The result of this research confirms that shipbuilding methods did not just change without reason. Similarly, technical transfer did not just take place because of the presence of ships built with a different method in the same waters. In fact, technical transfer seems to have been the last choice for changes within traditional building techniques in the medieval period. Changes appear to be alterations within traditional knowledge. The main reasons for changes are economical and aim for greater shipping capacities and rationalisation or simplification of the building process.
What does this mean for the project?
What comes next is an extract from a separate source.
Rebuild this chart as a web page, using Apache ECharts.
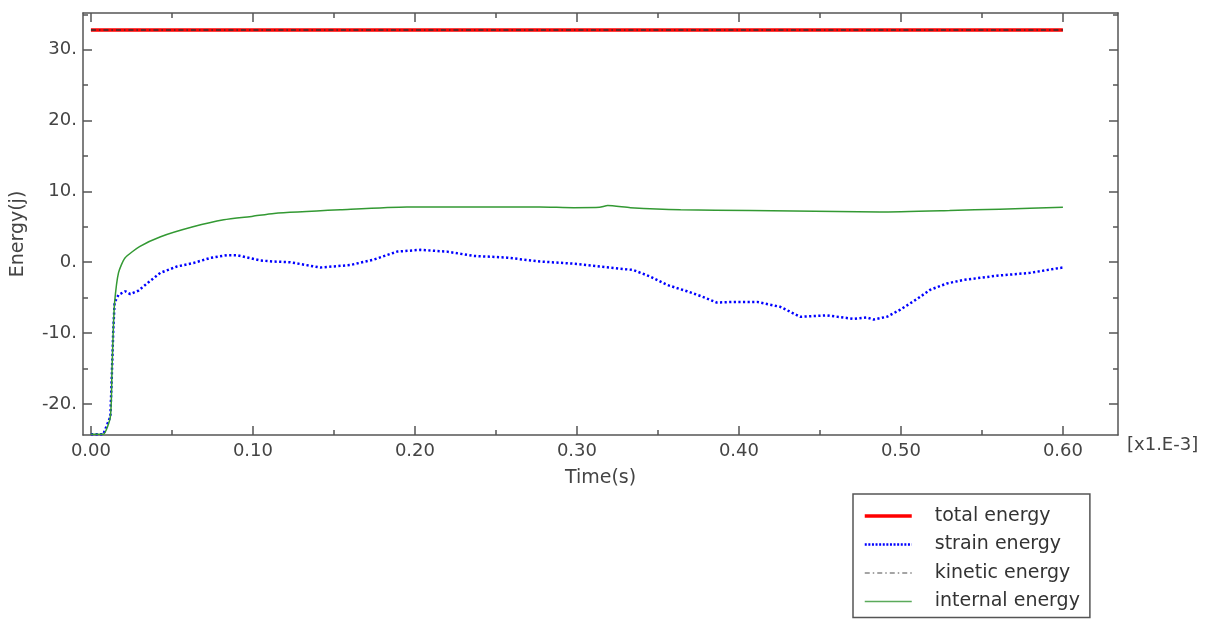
<!DOCTYPE html>
<html>
<head>
<meta charset="utf-8">
<script src="https://cdn.jsdelivr.net/npm/echarts@6/dist/echarts.min.js"></script>
<style>
html, body { margin: 0; padding: 0; background: #fff; }
#main { width: 1208px; height: 619px; }
</style>
</head>
<body>
<div id="main"></div>
<script>
// data (time in x1.E-3 s, energy in j)
var totalTime = [0, 0.6];
var totalValue = [32.8, 32.8];
var kineticTime = [0, 0.6];
var kineticValue = [32.8, 32.8];

var strainTime = [0, 0.0076, 0.012, 0.013, 0.0138, 0.0146, 0.017, 0.0212, 0.0243, 0.0294, 0.0346,
    0.0428, 0.0531, 0.0633, 0.0736, 0.084, 0.090, 0.1045, 0.1127, 0.123, 0.1415, 0.16, 0.1743,
    0.189, 0.2033, 0.2198, 0.236, 0.2568, 0.2773, 0.2979, 0.3185, 0.3348, 0.345, 0.3556, 0.368,
    0.3767, 0.3864, 0.3967, 0.4111, 0.4255, 0.4378, 0.4543, 0.4707, 0.479, 0.4831, 0.4914, 0.4996,
    0.5099, 0.518, 0.5284, 0.5385, 0.5593, 0.5798, 0.5983, 0.6];
var strainValue = [-24.3, -24.3, -21.8, -15.2, -9.5, -5.7, -4.6, -4.1, -4.5, -4.0, -3.0,
    -1.5, -0.6, -0.1, 0.6, 1.0, 1.0, 0.25, 0.1, 0.0, -0.75, -0.4, 0.35,
    1.5, 1.75, 1.5, 0.9, 0.65, 0.1, -0.2, -0.7, -1.1, -2.0, -3.2, -4.1,
    -4.8, -5.7, -5.6, -5.6, -6.3, -7.7, -7.5, -8.0, -7.8, -8.1, -7.7, -6.7,
    -5.2, -3.9, -3.0, -2.5, -1.9, -1.5, -0.8, -0.75];

var internalTime = [0, 0.0076, 0.012, 0.013, 0.0138, 0.0146, 0.017, 0.021, 0.030, 0.043, 0.063,
    0.082, 0.10, 0.113, 0.154, 0.195, 0.236, 0.277, 0.298, 0.314, 0.319, 0.333, 0.364,
    0.407, 0.487, 0.53, 0.561, 0.6];
var internalValue = [-24.3, -24.3, -21.8, -15.2, -9.5, -5.7, -1.5, 0.6, 2.2, 3.6, 5.0,
    6.0, 6.5, 6.9, 7.4, 7.8, 7.8, 7.8, 7.7, 7.75, 8.0, 7.7, 7.4,
    7.3, 7.1, 7.3, 7.5, 7.75];

var xMajor = [0, 0.1, 0.2, 0.3, 0.4, 0.5, 0.6];
var xMinor = [0.05, 0.15, 0.25, 0.35, 0.45, 0.55];
var yMajor = [-20, -10, 0, 10, 20, 30];
var yMinor = [-15, -5, 5, 15, 25, 35];

function pairs(t, v) {
    var out = [];
    for (var i = 0; i < t.length; i++) out.push([t[i], v[i]]);
    return out;
}

var myChart = echarts.init(document.getElementById('main'));

var axisColor = '#555';
var font = 'DejaVu Sans';
var xMin = -0.0049, xMax = 0.634, yMin = -24.4, yMax = 35.2;

function xAxisDef(pos, values, len, main) {
    return {
        type: 'value', position: pos, min: xMin, max: xMax,
        axisLine: { show: main, onZero: false, lineStyle: { color: axisColor, width: 1.5 } },
        axisTick: { show: true, inside: true, length: len, customValues: values,
            lineStyle: { color: axisColor, width: 1.5 } },
        axisLabel: { show: main && pos === 'bottom', customValues: values, margin: 7,
            color: '#444', fontFamily: font, fontSize: 18,
            formatter: function (v) { return v.toFixed(2); } },
        splitLine: { show: false },
        name: main && pos === 'bottom' ? 'Time(s)' : '',
        nameLocation: 'middle', nameGap: 34,
        nameTextStyle: { color: '#444', fontFamily: font, fontSize: 19 }
    };
}
function yAxisDef(pos, values, len, main) {
    return {
        type: 'value', position: pos, min: yMin, max: yMax,
        axisLine: { show: main, onZero: false, lineStyle: { color: axisColor, width: 1.5 } },
        axisTick: { show: true, inside: true, length: len, customValues: values,
            lineStyle: { color: axisColor, width: 1.5 } },
        axisLabel: { show: main && pos === 'left', customValues: values, margin: 6,
            color: '#444', fontFamily: font, fontSize: 18,
            formatter: function (v) { return v + '.'; } },
        splitLine: { show: false }
    };
}

var option = {
    animation: false,
    backgroundColor: '#fff',
    grid: { left: 83, right: 90, top: 13, bottom: 184 },
    xAxis: [
        xAxisDef('bottom', xMajor, 9, true),
        xAxisDef('bottom', xMinor, 5, false),
        xAxisDef('top', xMajor, 9, true),
        xAxisDef('top', xMinor, 5, false)
    ],
    yAxis: [
        yAxisDef('left', yMajor, 9, true),
        yAxisDef('left', yMinor, 5, false),
        yAxisDef('right', yMajor, 9, true),
        yAxisDef('right', yMinor, 5, false)
    ],
    legend: {
        orient: 'vertical', left: 853, top: 494,
        padding: [12, 10, 6, 10],
        itemWidth: 47, itemHeight: 14, itemGap: 8.5,
        borderColor: axisColor, borderWidth: 1.5,
        itemStyle: { opacity: 0 },
        textStyle: { color: '#333', fontFamily: font, fontSize: 19, lineHeight: 20,
            padding: [0, 0, 0, 18] },
        data: [
            { name: 'total energy', lineStyle: { width: 3.5 } },
            { name: 'strain energy', lineStyle: { width: 2.5, type: [2, 1.6] } },
            { name: 'kinetic energy', lineStyle: { color: '#888', width: 1.5 } },
            { name: 'internal energy', lineStyle: { color: '#5aaa5a', width: 1.5 } }
        ]
    },
    graphic: [
        { type: 'text', x: 18, y: 234, rotation: Math.PI / 2,
          style: { text: 'Energy(j)', fill: '#444', font: '19px "DejaVu Sans"',
                   align: 'center', verticalAlign: 'middle' } },
        { type: 'text', x: 1127, y: 445,
          style: { text: '[x1.E-3]', fill: '#444', font: '18px "DejaVu Sans"',
                   align: 'left', verticalAlign: 'middle' } }
    ],
    series: [
        { name: 'total energy', type: 'line', symbol: 'none',
          data: pairs(totalTime, totalValue),
          lineStyle: { color: '#ff0000', width: 3.5 }, itemStyle: { color: '#ff0000' } },
        { name: 'strain energy', type: 'line', symbol: 'none',
          data: pairs(strainTime, strainValue),
          lineStyle: { color: '#0000ff', width: 2.5, type: [2.2, 2.4] }, itemStyle: { color: '#0000ff' } },
        { name: 'kinetic energy', type: 'line', symbol: 'none',
          data: pairs(kineticTime, kineticValue),
          lineStyle: { color: '#333', width: 1.5, type: [5, 3, 1.5, 3] }, itemStyle: { color: '#333' } },
        { name: 'internal energy', type: 'line', symbol: 'none', smooth: 0.2,
          data: pairs(internalTime, internalValue),
          lineStyle: { color: '#339933', width: 1.5 }, itemStyle: { color: '#339933' } }
    ]
};

myChart.setOption(option);
</script>
</body>
</html>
Towards the end of the medieval period, the building of ships with flush outer planking appeared in northern Europe. It often has been assumed that the knowledge to build ships in this fashion was simply copied from foreign ships. Instead, the archaeological evidence points towards a development or self-invention of flush-planked carvel-built vessels from within the building traditions of the clinker or Kollerup-Bremen Type building methods. Could these changes, that took place in the second half of the 15th century, have been decisive for the German merchants’ choice to sail the North Atlantic to trade?
The results will be published in the Symposiums proceedings.